I suppose it should’ve come as no surprise to me when the school chaplain, a mousy little old lady who had probably never even seen a vibrator in her life, let alone found one in the suitcase of a student, called me from the school camp location.
Only five minutes from our home, the beach campsite might as well have been 100km away, it took me that long to get the balls to drive down there to retrieve my item of shame!
At least, she had the decency to wrap it in a pillowcase for me, but in retrospect, it seemed a bit futile once my daughter informed me how one of the boys had picked it up as it fell from the front pocket of her suitcase and had run about the car park waving it about like a relay-race baton and laughing hysterically.
But the saga of the enormous purple magic wand did not end there. After returning from this extreme form of torture, I shoved it into my husband’s top bedside drawer in a panic, making a mental note to get rid of it on the evening before our next bin day. I didn’t want to tempt fate by putting it in the bin, we’d had a problem with crows picking through our rubbish and the last thing I needed to see on a Tuesday morning was half our household bin contents and this large lady tickler scattered all over the front lawn!
Come Sunday night, in a rare act of domesticity, my husband put all of his underwear away and went to bed, oblivious to the quietly alien humming now being transmitted from the bedside drawer. Our salacious friend had been accidentally turned on and proceeded to hum its way through my husband’s unmentionables all night until it made its way to the top of the drawer, resulting in my son opening the drawer to find the source of the noise, only to find a violently vibrating violet vessel gyrating it’s way around his Dad’s underwear.
My horrified reaction?
Do you remember that Ikea ad, where the woman runs to her husband’s car screaming “Start the car! Start the carrrr!”? Well picture a bra-less, sleep-encrusted woman practically garroting herself in her own bed sheets as she flails across the bed screaming “Shut the drawer! Shut the drawer!” in the same high-pitched screech and you have got it. That gigantic purple “mummy’s toothbrush” had gotten one over on me, again!

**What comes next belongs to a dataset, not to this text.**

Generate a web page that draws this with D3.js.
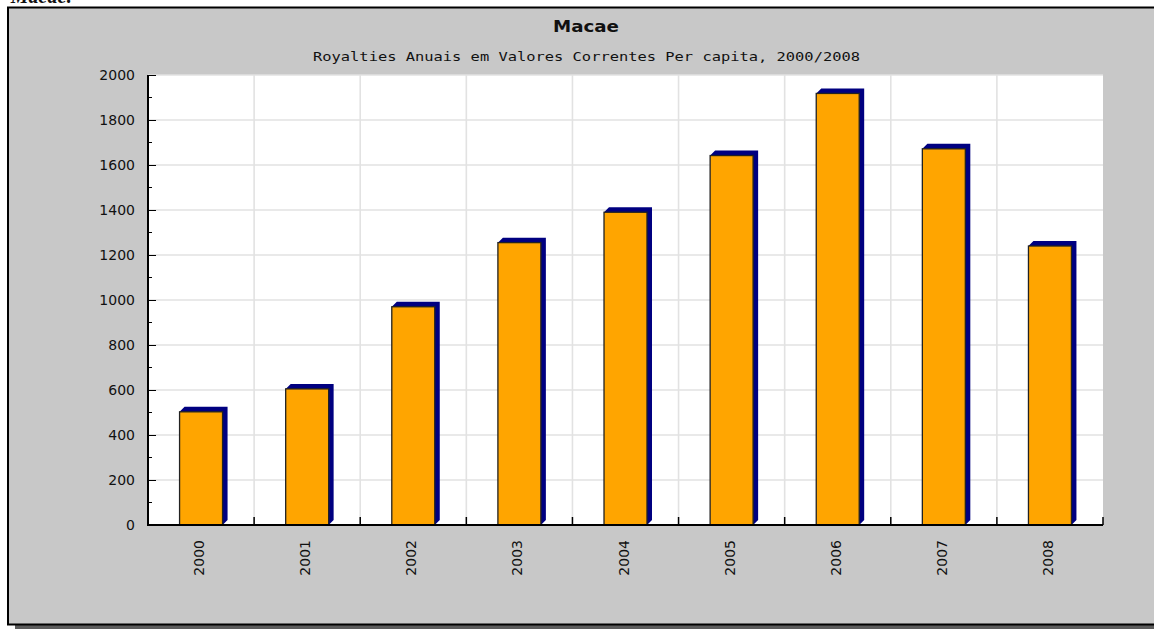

Needless to say, both of them ended up in the bin, right at the bottom, under bags and bags of rubbish. The guy who drives our rubbish truck probably got a nice surprise if he bothered to pay close enough attention to what was deposited into his receptacle, but by this point, I really didn’t give a shit.
My husband was excessively amused, my daughter beyond embarrassed and I have since earned myself the unenviable title of the Mum who sent her daughter to school camp unknowingly accompanied by an unnaturally large, grotesquely coloured item of sexual pleasure. Awesome!